Why Amateur Meg Lost
If you’ve been reading CalWatchDog.com, you know we called the election all along: that Meg Whitman’s campaign was a disaster. It was aloof and unfocused. I kept calling it amateurish. This link goes to a search of my 12 references here to her “amateur” campaign.
Now, the first insider to come forward is explaining that’s just how things were — from the beginning. Adam Mendelsohn advised Meg for a year, from February 2008 to January 2009.
It’s especially interesting because he left the campaign almost two years ago, yet the same problems persisted and never were corrected. But her top advisers — especially top honcho Mike Murphy — knew what was going on, collecting Meg’s millions anyway.
By contrast, Jerry Brown was focused like a pro, and won easily despite his dollars deficit.
We’re going to hear more dissections of what went wrong for Meg. But Mendelsohn tells all we need to know:
If you’re going to take somebody who’s an outsider who has no civic experience at all…..you have to create a really compelling reason for people to vote that person into office. My personal experience with the campaign often felt like they were approaching it like a marketing project rather than a political campaign.

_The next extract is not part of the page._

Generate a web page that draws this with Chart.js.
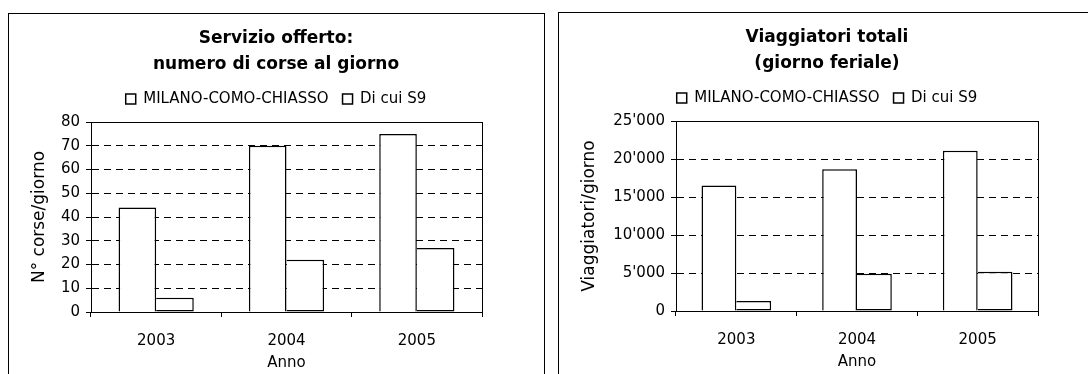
<!DOCTYPE html>
<html>
<head>
<meta charset="utf-8">
<title>Servizio offerto e viaggiatori</title>
<script src="https://cdn.jsdelivr.net/npm/chart.js@4/dist/chart.umd.min.js"></script>
<style>
  html, body { margin: 0; padding: 0; background: #fff; width: 1088px; height: 374px; overflow: hidden; }
  .panel { position: absolute; border: 1px solid #000; box-sizing: border-box; }
  #leftPanel { left: 8px; top: 13px; width: 537px; height: 400px; }
  #rightPanel { left: 558px; top: 12px; width: 600px; height: 400px; }
  canvas { position: absolute; }
  #corseChart { left: 9px; top: 14px; }
  #viaggChart { left: 559px; top: 13px; }
</style>
</head>
<body>
<div class="panel" id="leftPanel"></div>
<div class="panel" id="rightPanel"></div>
<canvas id="corseChart" width="534" height="360"></canvas>
<canvas id="viaggChart" width="536" height="361"></canvas>
<script>
// data
const years = ["2003", "2004", "2005"];
const seriesNames = ["MILANO-COMO-CHIASSO", "Di cui S9"];

const corseMCC = [44, 70, 75];
const corseS9 = [6, 22, 27];
const corseAxis = [0, 80, 10]; // min, max, step

const viaggMCC = [16500, 18650, 21100];
const viaggS9 = [1300, 4900, 5150];
const viaggAxis = [0, 25000, 5000];

Chart.defaults.font.family = "'DejaVu Sans', Verdana, sans-serif";
Chart.defaults.color = "#000";

// 25000 -> 25'000
function swissNumber(v) {
  return String(v).replace(/\B(?=(\d{3})+(?!\d))/g, "'");
}

// solid frame round the plot area
const plotBorder = {
  id: "plotBorder",
  afterDraw(chart) {
    const a = chart.chartArea;
    const ctx = chart.ctx;
    ctx.save();
    ctx.strokeStyle = "#000";
    ctx.lineWidth = 1;
    ctx.strokeRect(Math.round(a.left - 0.5) + 0.5, Math.round(a.top - 0.5) + 0.5,
      Math.round(a.right - a.left), Math.round(a.bottom - a.top));
    ctx.restore();
  },
};

// a bit more room between the legend row and the plot
const legendGap = {
  id: "legendGap",
  afterInit(chart) {
    const legend = chart.legend;
    if (!legend) return;
    const fit = legend.fit;
    legend.fit = function () {
      fit.call(this);
      this.height += 5.5;
    };
  },
};

function buildChart(canvasId, cfg) {
  return new Chart(document.getElementById(canvasId), {
    type: "bar",
    data: {
      labels: years,
      datasets: [
        { label: seriesNames[0], data: cfg.main, backgroundColor: "#fff", borderColor: "#000", borderWidth: 1.5, borderSkipped: "start" },
        // shared edge is drawn by the left bar only
        { label: seriesNames[1], data: cfg.sub, backgroundColor: "#fff", borderColor: "#000", borderWidth: 1.5, borderSkipped: "left" },
      ],
    },
    options: {
      responsive: false,
      animation: false,
      devicePixelRatio: 1,
      layout: { padding: { left: 0, right: 0, top: 0, bottom: cfg.padBottom } },
      datasets: { bar: { categoryPercentage: 0.577, barPercentage: 1 } },
      plugins: {
        title: {
          display: true,
          text: cfg.title,
          color: "#000",
          font: { size: 17, weight: "bold", lineHeight: "26px" },
          padding: { top: 11.5, bottom: 0 },
        },
        legend: {
          labels: { boxWidth: 10, boxHeight: 10, padding: 14, color: "#000", font: { size: 15 } },
        },
        tooltip: { enabled: false },
      },
      scales: {
        x: {
          grid: { drawOnChartArea: false, tickLength: 5, color: "#000" },
          border: { color: "#000" },
          ticks: { padding: 15, color: "#000", font: { size: 15 } },
          title: { display: true, text: "Anno", color: "#000", font: { size: 15 }, padding: 0 },
          afterFit(scale) {
            scale.height = 60;
            scale.paddingLeft = 0;
            scale.paddingRight = cfg.padRight;
          },
        },
        y: {
          min: cfg.axis[0],
          max: cfg.axis[1],
          ticks: { stepSize: cfg.axis[2], padding: 6, color: "#000", font: { size: 15 }, callback: (v) => swissNumber(v) },
          grid: { color: "#000", tickLength: 5 },
          border: { color: "#000", dash: [7, 5] },
          title: { display: true, text: cfg.yTitle, color: "#000", font: { size: 17 }, padding: { top: 20.8, bottom: 0 } },
          afterFit(scale) {
            scale.width = cfg.yWidth;
            scale.paddingTop = cfg.top;
          },
        },
      },
    },
    plugins: [plotBorder, legendGap],
  });
}

buildChart("corseChart", {
  title: ["Servizio offerto:", "numero di corse al giorno"],
  yTitle: "N° corse/giorno",
  main: corseMCC,
  sub: corseS9,
  axis: corseAxis,
  yWidth: 82,
  top: 108,
  padRight: 61,
  padBottom: 2,
});

buildChart("viaggChart", {
  title: ["Viaggiatori totali", "(giorno feriale)"],
  yTitle: "Viaggiatori/giorno",
  main: viaggMCC,
  sub: viaggS9,
  axis: viaggAxis,
  yWidth: 117,
  top: 108,
  padRight: 57,
  padBottom: 3,
});
</script>
</body>
</html>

It was always very difficult to determine what she was comfortable doing and what she was not comfortable doing. She and her adviser, Henry Gomez, were very, very protective of where they put her and what she was doing. I think she was so over-managed and so over-advised, that she became intimidated by the media. I think they spent more time thinking about everything she could say wrong rather than what she could say correctly.
I don’t see how you could think that someone can run for governor and not…consistently sit down with the journalists and media outlets that are covering you. It is as basic as running television commercials. You can’t just say ‘I’m not going to talk to the media.’ It doesn’t work. I know people want to think it works that way because of technology and everything else, but it doesn’t.
A lot of voters were aware that she was not accessible to the media. The stories about her reflected someone who had not answered a a lot of questions.
You had a candidate who was basically saying, ‘I’m not going to operate according to the traditional rules of journalism on the campaigns. I will dictate the new rules of journalism.’ And it turns out that you can’t do that.